A car door slammed nearby. The sound was sharp, expensive. She ignored it, focusing on the last bite of cheesecake. Suddenly, a man's voice cut through the air, crisp and familiar.
"Just leave it on the seat, Mark. I'll take it from here."
Eloise froze. She knew that voice. She would know it anywhere. She slowly looked up.
Brigham Conway stood under the alley light, his tailored suit perfect, his face hard and handsome. Her step-brother. Her former lover. The CEO of the company whose garbage she was eating. He was talking on his phone, his back to her.
"Eve, honey, I'm just leaving the office. Yes, I'll be home soon."
Eve. The name was a physical blow. The woman who had taken everything from her. The new heiress. Brigham's fiancée.
A wave of nausea washed over Eloise, stronger than the hunger. She wanted to run, to hide, but her body was frozen. This was why she had come back. After months of walking, of hitching rides, of starving her way from that desolate town back to New York, it was for this. To see him one last time.
She had held onto a foolish hope, a tiny flicker in the vast darkness of her life. Maybe he would see her. Maybe he would recognize her. Maybe, just maybe, he still cared.

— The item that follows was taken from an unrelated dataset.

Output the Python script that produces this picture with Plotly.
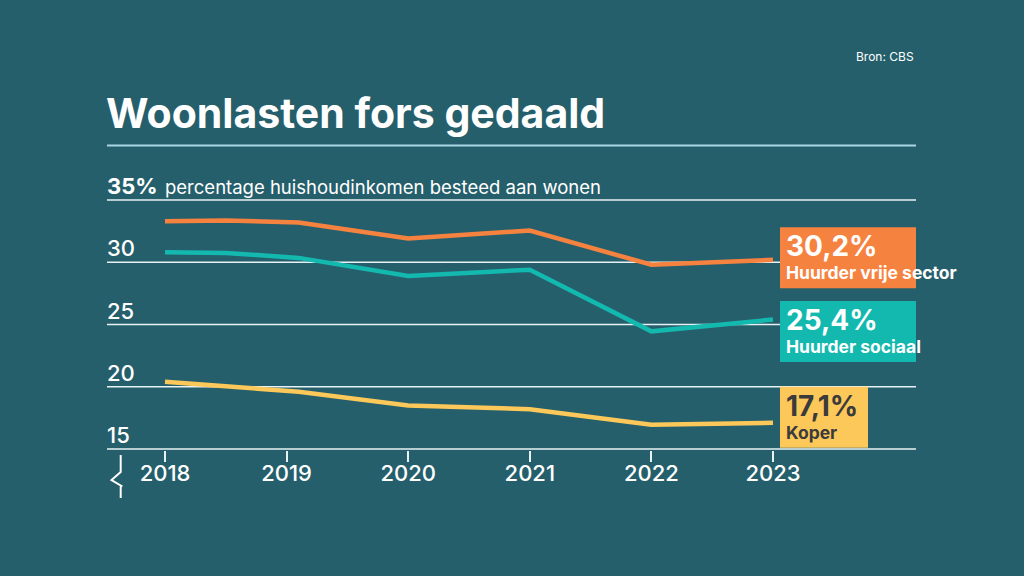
import plotly.graph_objects as go

# ---- data ----
years = [2018, 2018.5, 2019.1, 2020, 2021, 2022, 2023]
vrije_sector = [33.3, 33.35, 33.2, 31.9, 32.55, 29.8, 30.2]
sociaal = [30.8, 30.75, 30.35, 28.9, 29.4, 24.45, 25.4]
koper = [20.4, 20.05, 19.6, 18.5, 18.2, 16.95, 17.1]

tick_years = [2018, 2019, 2020, 2021, 2022, 2023]
y_ticks = [15, 20, 25, 30, 35]
y_ticktext = ["15", "20", "25", "30", "<b>35%</b>"]

series_names = ["Huurder vrije sector", "Huurder sociaal", "Koper"]
end_labels = ["30,2%", "25,4%", "17,1%"]

BG = "#265f6c"
ORANGE = "#f6823f"
TEAL = "#13b8ae"
YELLOW = "#fbc859"
WHITE = "#ffffff"
GRID = "#e8f2f4"
FONT = "Inter"

fig = go.Figure()

# grid lines at the y ticks (drawn below the data)
for v in y_ticks:
    fig.add_shape(type="line", xref="paper", yref="y", x0=0, x1=1, y0=v, y1=v,
                  line=dict(color=GRID, width=1.5), layer="below")

for vals, col, name in zip([vrije_sector, sociaal, koper], [ORANGE, TEAL, YELLOW], series_names):
    fig.add_trace(go.Scatter(x=years, y=vals, mode="lines", name=name,
                             line=dict(color=col, width=4.5), hoverinfo="skip"))

fig.update_layout(
    width=1024, height=576,
    paper_bgcolor=BG, plot_bgcolor=BG,
    margin=dict(l=107, r=108, t=199, b=126),
    showlegend=False,
    font=dict(family=FONT, color=WHITE),
)
fig.update_xaxes(
    range=[2017.523, 2024.176], tickvals=tick_years, ticktext=[str(y) for y in tick_years],
    showgrid=False, zeroline=False, showline=False,
    ticks="outside", ticklen=11, tickwidth=1.5, tickcolor=GRID,
    tickfont=dict(family=FONT, size=22, color=WHITE, weight=500),
    ticklabelstandoff=-7,
)
fig.update_yaxes(
    range=[14.92, 35.08], tickvals=y_ticks,
    showgrid=False, zeroline=False, showline=False,
    ticks="", showticklabels=False,
)

# y tick labels above grid lines
for v, t in zip(y_ticks, y_ticktext):
    fig.add_annotation(text=t, xref="paper", yref="y", x=0, y=v, xanchor="left",
                       yanchor="bottom", xshift=-2, yshift=-1, showarrow=False,
                       font=dict(family=FONT, size=22, color=WHITE, weight=500))

# title, source, subtitle
fig.add_annotation(text="<b>Woonlasten fors gedaald</b>", xref="paper", yref="paper",
                   x=0, y=1.341, xanchor="left", yanchor="middle", xshift=-3, showarrow=False,
                   font=dict(family=FONT, size=41, color=WHITE))
fig.add_annotation(text="Bron: CBS", xref="paper", yref="paper", x=1, y=1.566,
                   xanchor="right", yanchor="middle", showarrow=False,
                   font=dict(family=FONT, size=12, color=WHITE))
fig.add_annotation(text="percentage huishoudinkomen besteed aan wonen", xref="x", yref="y",
                   x=tick_years[0], y=y_ticks[-1], xanchor="left", yanchor="bottom",
                   xshift=-2, yshift=0, showarrow=False,
                   font=dict(family=FONT, size=18.5, color=WHITE))
fig.add_shape(type="line", xref="paper", yref="paper", x0=0, x1=1, y0=1.2129, y1=1.2129,
              line=dict(color="#a9d6e2", width=2))

# axis break symbol
fig.add_shape(type="path", xref="paper", yref="paper", xsizemode="pixel", ysizemode="pixel",
              xanchor=0, yanchor=0,
              path="M 13.7 -5 L 13.7 -22 L 4.5 -30 L 14.5 -36 L 13.7 -37 L 13.7 -48",
              line=dict(color=WHITE, width=2))

# end labels
boxes = [
    (ORANGE, WHITE, 198, 32.5, -28.5),
    (TEAL, WHITE, 160, 18.4, -42.6),
    (YELLOW, "#3b3b3b", 88, 36, -25),
]
last_vals = [vrije_sector[-1], sociaal[-1], koper[-1]]
for (col, tcol, w, top, bot), val, big, small in zip(boxes, last_vals, end_labels, series_names):
    fig.add_shape(type="rect", xref="x", yref="y", xsizemode="pixel", ysizemode="pixel",
                  xanchor=years[-1], yanchor=val, x0=7, x1=7 + w, y0=bot, y1=top,
                  fillcolor=col, line=dict(width=0), layer="above")
    fig.add_annotation(text="<b>" + big + "</b>", xref="x", yref="y", x=years[-1], y=val,
                       xanchor="left", yanchor="middle", xshift=11, yshift=top - 19,
                       showarrow=False, font=dict(family=FONT, size=28, color=tcol))
    fig.add_annotation(text="<b>" + small + "</b>", xref="x", yref="y", x=years[-1], y=val,
                       xanchor="left", yanchor="middle", xshift=11, yshift=top - 45.5,
                       showarrow=False, font=dict(family=FONT, size=17.5, color=tcol))

fig.write_html("out.html", config={"displayModeBar": False},
               post_script="document.body.style.margin='0';document.body.style.background='%s';" % BG)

Now, hearing him speak to Eve with such tenderness, that hope died. It was a fool's dream. He was happy. He had moved on. Her existence was an inconvenience he wasn't even aware of.
He laughed at something Eve said, a low, intimate sound that tore Eloise apart. The cheesecake churned in her stomach. She felt the bile rise in her throat and turned her head, vomiting onto the dirty pavement.
The sound made Brigham turn. He saw her then, a wretched heap of rags on the ground. His face tightened with disgust.
"Mark, get over here," he snapped.
His assistant, Mark, a young man in a sharp suit, hurried over.
"Sir?"
"Give her some money. Get her out of here. I don't want to see this filth on company property."
Mark approached Eloise cautiously, pulling a crisp twenty-dollar bill from his wallet. He held it out, his nose wrinkled.
"Here. Now you need to leave."
Eloise didn't look at the money. She didn't look at Mark. She looked at Brigham. Her eyes, the only part of her face that was still hers, pleaded with him. Look at me. Please, just look at me.